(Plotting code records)
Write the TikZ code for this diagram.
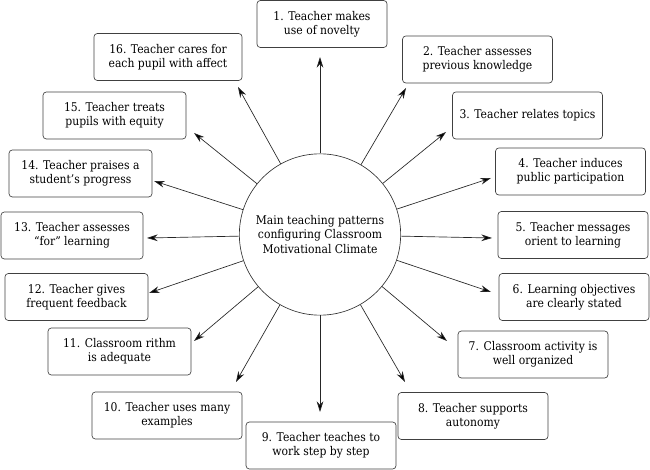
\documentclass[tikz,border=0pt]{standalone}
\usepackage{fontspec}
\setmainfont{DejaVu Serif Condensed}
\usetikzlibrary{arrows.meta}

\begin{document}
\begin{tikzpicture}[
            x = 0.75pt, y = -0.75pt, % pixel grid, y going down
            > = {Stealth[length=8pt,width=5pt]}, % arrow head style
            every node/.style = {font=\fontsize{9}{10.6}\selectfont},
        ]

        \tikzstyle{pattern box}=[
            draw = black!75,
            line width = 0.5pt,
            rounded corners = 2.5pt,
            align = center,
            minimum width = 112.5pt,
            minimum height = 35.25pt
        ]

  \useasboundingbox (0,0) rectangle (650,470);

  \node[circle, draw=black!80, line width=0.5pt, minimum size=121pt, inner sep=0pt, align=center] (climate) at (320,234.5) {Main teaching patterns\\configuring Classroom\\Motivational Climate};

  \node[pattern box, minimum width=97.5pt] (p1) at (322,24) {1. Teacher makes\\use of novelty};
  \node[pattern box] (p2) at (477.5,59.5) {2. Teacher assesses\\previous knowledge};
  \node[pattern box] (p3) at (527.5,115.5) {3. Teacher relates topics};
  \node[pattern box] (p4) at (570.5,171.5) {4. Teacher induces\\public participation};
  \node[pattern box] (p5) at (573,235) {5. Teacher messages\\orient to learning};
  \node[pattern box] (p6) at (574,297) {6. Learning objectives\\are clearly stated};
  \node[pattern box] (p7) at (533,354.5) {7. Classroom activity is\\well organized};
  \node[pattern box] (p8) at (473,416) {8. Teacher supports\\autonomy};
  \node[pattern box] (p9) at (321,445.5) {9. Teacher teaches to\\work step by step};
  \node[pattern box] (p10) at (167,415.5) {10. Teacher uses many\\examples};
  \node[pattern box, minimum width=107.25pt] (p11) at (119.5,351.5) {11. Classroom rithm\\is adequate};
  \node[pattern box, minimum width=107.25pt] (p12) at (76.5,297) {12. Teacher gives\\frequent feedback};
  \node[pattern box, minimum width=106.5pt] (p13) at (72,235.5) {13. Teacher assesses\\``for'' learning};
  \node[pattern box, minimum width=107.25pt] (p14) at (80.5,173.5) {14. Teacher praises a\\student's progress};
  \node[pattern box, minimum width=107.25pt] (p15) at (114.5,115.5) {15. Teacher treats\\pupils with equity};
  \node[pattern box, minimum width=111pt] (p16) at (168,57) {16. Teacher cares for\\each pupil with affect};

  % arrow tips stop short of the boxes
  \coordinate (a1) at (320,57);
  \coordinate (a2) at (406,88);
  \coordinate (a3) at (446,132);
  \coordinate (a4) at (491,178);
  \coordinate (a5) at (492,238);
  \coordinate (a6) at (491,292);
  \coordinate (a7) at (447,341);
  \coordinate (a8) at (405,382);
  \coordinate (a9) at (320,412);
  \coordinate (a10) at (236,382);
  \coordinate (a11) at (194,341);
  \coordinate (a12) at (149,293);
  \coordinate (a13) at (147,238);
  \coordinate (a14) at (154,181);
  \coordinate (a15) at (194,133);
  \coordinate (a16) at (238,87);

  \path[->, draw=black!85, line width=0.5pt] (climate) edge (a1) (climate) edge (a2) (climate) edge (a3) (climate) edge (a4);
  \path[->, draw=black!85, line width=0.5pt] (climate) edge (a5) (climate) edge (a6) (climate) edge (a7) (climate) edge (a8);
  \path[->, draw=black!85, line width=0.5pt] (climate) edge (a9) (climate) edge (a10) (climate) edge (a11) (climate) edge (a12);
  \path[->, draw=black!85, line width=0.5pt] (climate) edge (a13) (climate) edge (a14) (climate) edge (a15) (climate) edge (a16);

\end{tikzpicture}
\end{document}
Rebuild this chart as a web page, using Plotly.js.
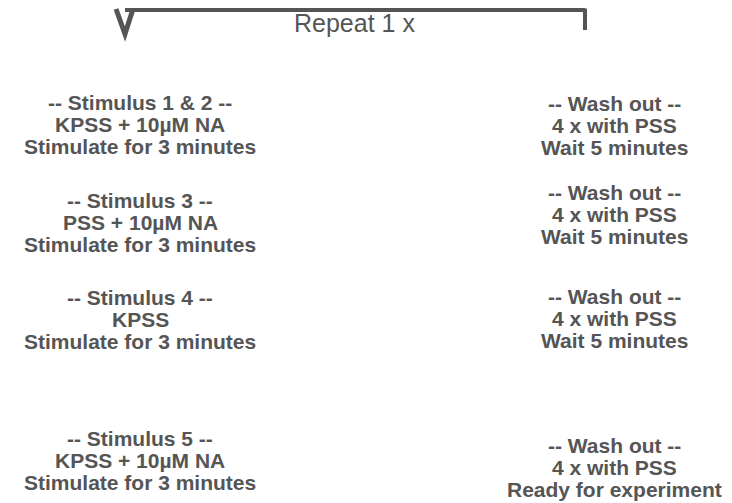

TASK DESCRIPTION >> Quote everything in the listing above exactly; pictures are the only thing to omit.

TASK RESPONSE >>
Write the TikZ code for this diagram.
\documentclass[tikz,border=0pt]{standalone}
\usepackage{fontspec}
\setmainfont{DejaVu Serif Condensed}
\usetikzlibrary{arrows.meta}

\begin{document}
\begin{tikzpicture}[
            x = 0.75pt, y = -0.75pt, % pixel grid, y going down
            > = {Stealth[length=8pt,width=5pt]}, % arrow head style
            every node/.style = {font=\fontsize{9}{10.6}\selectfont},
        ]

        \tikzstyle{pattern box}=[
            draw = black!75,
            line width = 0.5pt,
            rounded corners = 2.5pt,
            align = center,
            minimum width = 112.5pt,
            minimum height = 35.25pt
        ]

  \useasboundingbox (0,0) rectangle (650,470);

  \node[circle, draw=black!80, line width=0.5pt, minimum size=121pt, inner sep=0pt, align=center] (climate) at (320,234.5) {Main teaching patterns\\configuring Classroom\\Motivational Climate};

  \node[pattern box, minimum width=97.5pt] (p1) at (322,24) {1. Teacher makes\\use of novelty};
  \node[pattern box] (p2) at (477.5,59.5) {2. Teacher assesses\\previous knowledge};
  \node[pattern box] (p3) at (527.5,115.5) {3. Teacher relates topics};
  \node[pattern box] (p4) at (570.5,171.5) {4. Teacher induces\\public participation};
  \node[pattern box] (p5) at (573,235) {5. Teacher messages\\orient to learning};
  \node[pattern box] (p6) at (574,297) {6. Learning objectives\\are clearly stated};
  \node[pattern box] (p7) at (533,354.5) {7. Classroom activity is\\well organized};
  \node[pattern box] (p8) at (473,416) {8. Teacher supports\\autonomy};
  \node[pattern box] (p9) at (321,445.5) {9. Teacher teaches to\\work step by step};
  \node[pattern box] (p10) at (167,415.5) {10. Teacher uses many\\examples};
  \node[pattern box, minimum width=107.25pt] (p11) at (119.5,351.5) {11. Classroom rithm\\is adequate};
  \node[pattern box, minimum width=107.25pt] (p12) at (76.5,297) {12. Teacher gives\\frequent feedback};
  \node[pattern box, minimum width=106.5pt] (p13) at (72,235.5) {13. Teacher assesses\\``for'' learning};
  \node[pattern box, minimum width=107.25pt] (p14) at (80.5,173.5) {14. Teacher praises a\\student's progress};
  \node[pattern box, minimum width=107.25pt] (p15) at (114.5,115.5) {15. Teacher treats\\pupils with equity};
  \node[pattern box, minimum width=111pt] (p16) at (168,57) {16. Teacher cares for\\each pupil with affect};

  % arrow tips stop short of the boxes
  \coordinate (a1) at (320,57);
  \coordinate (a2) at (406,88);
  \coordinate (a3) at (446,132);
  \coordinate (a4) at (491,178);
  \coordinate (a5) at (492,238);
  \coordinate (a6) at (491,292);
  \coordinate (a7) at (447,341);
  \coordinate (a8) at (405,382);
  \coordinate (a9) at (320,412);
  \coordinate (a10) at (236,382);
  \coordinate (a11) at (194,341);
  \coordinate (a12) at (149,293);
  \coordinate (a13) at (147,238);
  \coordinate (a14) at (154,181);
  \coordinate (a15) at (194,133);
  \coordinate (a16) at (238,87);

  \path[->, draw=black!85, line width=0.5pt] (climate) edge (a1) (climate) edge (a2) (climate) edge (a3) (climate) edge (a4);
  \path[->, draw=black!85, line width=0.5pt] (climate) edge (a5) (climate) edge (a6) (climate) edge (a7) (climate) edge (a8);
  \path[->, draw=black!85, line width=0.5pt] (climate) edge (a9) (climate) edge (a10) (climate) edge (a11) (climate) edge (a12);
  \path[->, draw=black!85, line width=0.5pt] (climate) edge (a13) (climate) edge (a14) (climate) edge (a15) (climate) edge (a16);

\end{tikzpicture}
\end{document}
Rebuild this chart as a web page, using Plotly.js.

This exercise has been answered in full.